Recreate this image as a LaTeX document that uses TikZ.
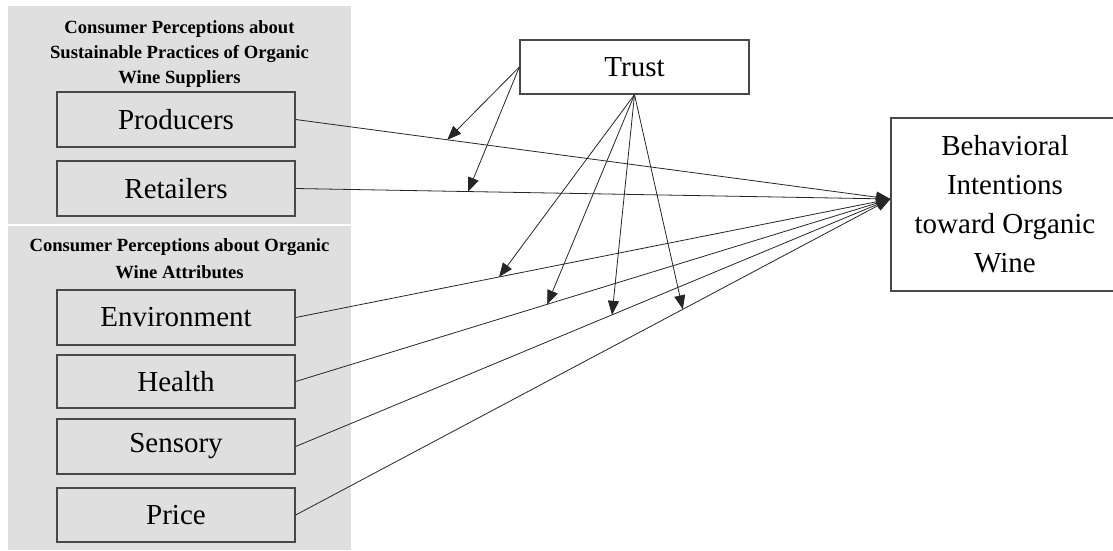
\documentclass[tikz,border=0pt]{standalone}
\usepackage{fontspec}
\setmainfont{Liberation Serif}
\usetikzlibrary{arrows.meta,calc}
\definecolor{panel}{HTML}{DFDFDF}
\definecolor{edge}{HTML}{484848}
\begin{document}
\begin{tikzpicture}[x=1pt,y=-1pt,
  box/.style={draw=edge,line width=1.3pt,minimum width=238pt,minimum height=55pt,inner sep=0pt,font=\fontsize{29}{39}\selectfont},
  wbox/.style={box,fill=white},
  ttl/.style={align=center,inner sep=0pt,font=\fontsize{18.6}{25}\selectfont\bfseries},
  conn/.style={draw=black!85,line width=0.8pt,-{Triangle[length=14pt,width=11pt]}},
]
\useasboundingbox (0,0) rectangle (1113,550);
\fill[panel] (8,6) rectangle (351,224);
\fill[panel] (8,226) rectangle (351,550);

\node[ttl] (t1) at (179.5,53.7) {Consumer Perceptions about\\Sustainable Practices of Organic\\Wine Suppliers};
\node[ttl,font=\fontsize{18.6}{26.5}\selectfont\bfseries] (t2) at (179.5,258.5) {Consumer Perceptions about Organic\\Wine Attributes};

\node[box] (prod) at (176,119.5) {Producers};
\node[box] (ret) at (176,188.5) {Retailers};
\node[box] (env) at (176,317.5) {Environment};
\node[box,minimum height=53pt] (hea) at (176,381.5) {Health};
\node[box] (sen) at (176,446.5) {Sensory};
\node[box,minimum height=54pt] (pri) at (176,515) {Price};
\node[wbox,minimum width=229pt,minimum height=54pt] (trust) at (634.5,67) {Trust};
\node[wbox,minimum width=228pt,minimum height=173pt,align=center] (bi) at (1005,204.5) {Behavioral\\Intentions\\toward Organic\\Wine};

\coordinate (tip) at ([yshift=5.5pt]bi.west);

\foreach \n in {prod,ret,env,hea,sen,pri} \draw[conn] (\n.east) -- (tip);

\path (prod.east) -- (tip) coordinate[pos=0.255] (mprod);
\path (ret.east) -- (tip) coordinate[pos=0.29] (mret);
\path (env.east) -- (tip) coordinate[pos=0.342] (menv);
\path (hea.east) -- (tip) coordinate[pos=0.423] (mhea);
\path (sen.east) -- (tip) coordinate[pos=0.532] (msen);
\path (pri.east) -- (tip) coordinate[pos=0.651] (mpri);

\draw[conn] (trust.west) -- (mprod);
\draw[conn] (trust.west) -- (mret);
\draw[conn] (trust.south) -- (menv);
\draw[conn] (trust.south) -- (mhea);
\draw[conn] (trust.south) -- (msen);
\draw[conn] (trust.south) -- (mpri);
\end{tikzpicture}
\end{document}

---

§ **TASK PROMPT**: Working from the lines above, reproduce the material exactly and exclude its pictures.

§ **COMPLETE OUTPUT**:
Recreate this image as a LaTeX document that uses TikZ.
\documentclass[tikz,border=0pt]{standalone}
\usepackage{fontspec}
\setmainfont{Liberation Serif}
\usetikzlibrary{arrows.meta,calc}
\definecolor{panel}{HTML}{DFDFDF}
\definecolor{edge}{HTML}{484848}
\begin{document}
\begin{tikzpicture}[x=1pt,y=-1pt,
  box/.style={draw=edge,line width=1.3pt,minimum width=238pt,minimum height=55pt,inner sep=0pt,font=\fontsize{29}{39}\selectfont},
  wbox/.style={box,fill=white},
  ttl/.style={align=center,inner sep=0pt,font=\fontsize{18.6}{25}\selectfont\bfseries},
  conn/.style={draw=black!85,line width=0.8pt,-{Triangle[length=14pt,width=11pt]}},
]
\useasboundingbox (0,0) rectangle (1113,550);
\fill[panel] (8,6) rectangle (351,224);
\fill[panel] (8,226) rectangle (351,550);

\node[ttl] (t1) at (179.5,53.7) {Consumer Perceptions about\\Sustainable Practices of Organic\\Wine Suppliers};
\node[ttl,font=\fontsize{18.6}{26.5}\selectfont\bfseries] (t2) at (179.5,258.5) {Consumer Perceptions about Organic\\Wine Attributes};

\node[box] (prod) at (176,119.5) {Producers};
\node[box] (ret) at (176,188.5) {Retailers};
\node[box] (env) at (176,317.5) {Environment};
\node[box,minimum height=53pt] (hea) at (176,381.5) {Health};
\node[box] (sen) at (176,446.5) {Sensory};
\node[box,minimum height=54pt] (pri) at (176,515) {Price};
\node[wbox,minimum width=229pt,minimum height=54pt] (trust) at (634.5,67) {Trust};
\node[wbox,minimum width=228pt,minimum height=173pt,align=center] (bi) at (1005,204.5) {Behavioral\\Intentions\\toward Organic\\Wine};

\coordinate (tip) at ([yshift=5.5pt]bi.west);

\foreach \n in {prod,ret,env,hea,sen,pri} \draw[conn] (\n.east) -- (tip);

\path (prod.east) -- (tip) coordinate[pos=0.255] (mprod);
\path (ret.east) -- (tip) coordinate[pos=0.29] (mret);
\path (env.east) -- (tip) coordinate[pos=0.342] (menv);
\path (hea.east) -- (tip) coordinate[pos=0.423] (mhea);
\path (sen.east) -- (tip) coordinate[pos=0.532] (msen);
\path (pri.east) -- (tip) coordinate[pos=0.651] (mpri);

\draw[conn] (trust.west) -- (mprod);
\draw[conn] (trust.west) -- (mret);
\draw[conn] (trust.south) -- (menv);
\draw[conn] (trust.south) -- (mhea);
\draw[conn] (trust.south) -- (msen);
\draw[conn] (trust.south) -- (mpri);
\end{tikzpicture}
\end{document}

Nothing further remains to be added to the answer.